Learning Based Algorithms for Speech Applications Under Domain Mismatch Conditions
Abstract
Abstract
Recent years have experienced a tremendous growth in the use of voice based virtual assistants. Communicating with the digital world via voice is becoming a very easy and pleasant
experience, since this mode of interaction is much more naturalistic than text based keyboard
entry. To this end, many virtual assistants can now accomplish much more than just providing answers to specific questions. For instance, today’s virtual assistants can now order
a taxi just based on her/his voice command, and a person can order food for home delivery
through only voice commands using a virtual assistant. A core component in all of these
assistants is an effective Automatic Speech Recognition (ASR) engine that can recognize
words spoken by humans, and act on it. Another key component of virtual assistants is a
Speaker Identification (SID) system based voice authentication phase that only allows the
intended user to have access to the device.

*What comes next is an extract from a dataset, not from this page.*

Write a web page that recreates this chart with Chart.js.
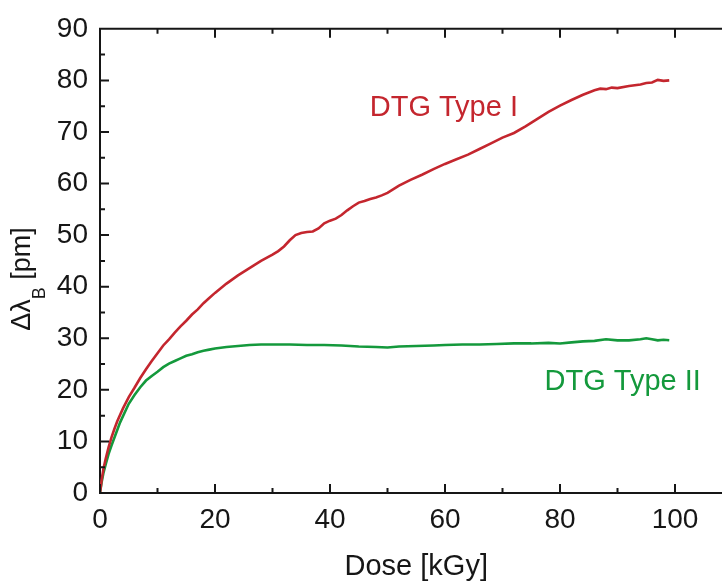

With the widespread use of commercial speech products across the world, it has become
critical to also identify the language of the speaker as a front-end task, since almost all the
ASR models currently in use are language specific. To deliver customized content to any
particular user, it has also become increasingly important to identify various speaker-specific
traits such as gender, age, stress and emotional state among others.
Far-field ASR has also received considerable attention recently, since removing the constraint
that the subject be in close proximity to the audio capturing microphone allows more natural
interaction with the virtual assistant. In this dissertation, we propose novel learning based
algorithms to address several critical problems that impact various speech applications.
Specifically, we address the issue of robust speaker and gender identification for severely
degraded audio. We also propose a deep neural network (DNN) based approach to language
identification. Furthermore, we also propose a novel approach to improve the performance
of far-field ASR systems. The specific contributions of this dissertation are described next.
First, we present an unsupervised domain adaptation based strategy for noise robust gender
identification on utterances from the DARPA RATS corpora, where a relative reduction in
Equal Error Rate (EER) of +14.75% is achieved using a state-of-the-art i-Vector Probabilistic
Linear Discriminant Analysis (PLDA) back-end. Next, we propose a novel 2-step DNN based
solution to language identification (LID), where an initial DNN trained for in-set languages
is used to create an augmented set with out-of-set examples to train a second DNN that can
explicitly detect out-of-set languages. Our proposed approach is shown to offer significant
improvements over a baseline system for the NIST 2015 Language Recognition Evaluation
i-Vector Machine Learning Challenge, and reduces a NIST defined cost function by up to
32.91% (relative).
We also further noise robust speaker identification in this dissertation. To this end, we
propose a Curriculum Learning (CL) based approach to noise robust SID that is shown to
reduce the EER by up to +20.07% (relative) on severely degraded utterances of the DARPA
RATS SID task. Here, we propose to use CL based PLDA estimation, and a CL based
i-Vector extractor matrix training. Finally, we improve performance of end-to-end far-field
ASR systems by proposing a novel CL based approach using Bidirectional Long Short Term
(BLSTM) networks that is shown to reduce the Word Error Rate (WER) by 10.1% (relative)
on the AMI corpus.
Taken collectively, this investigation has made effective steps towards improving the robustness of voice based interactive systems.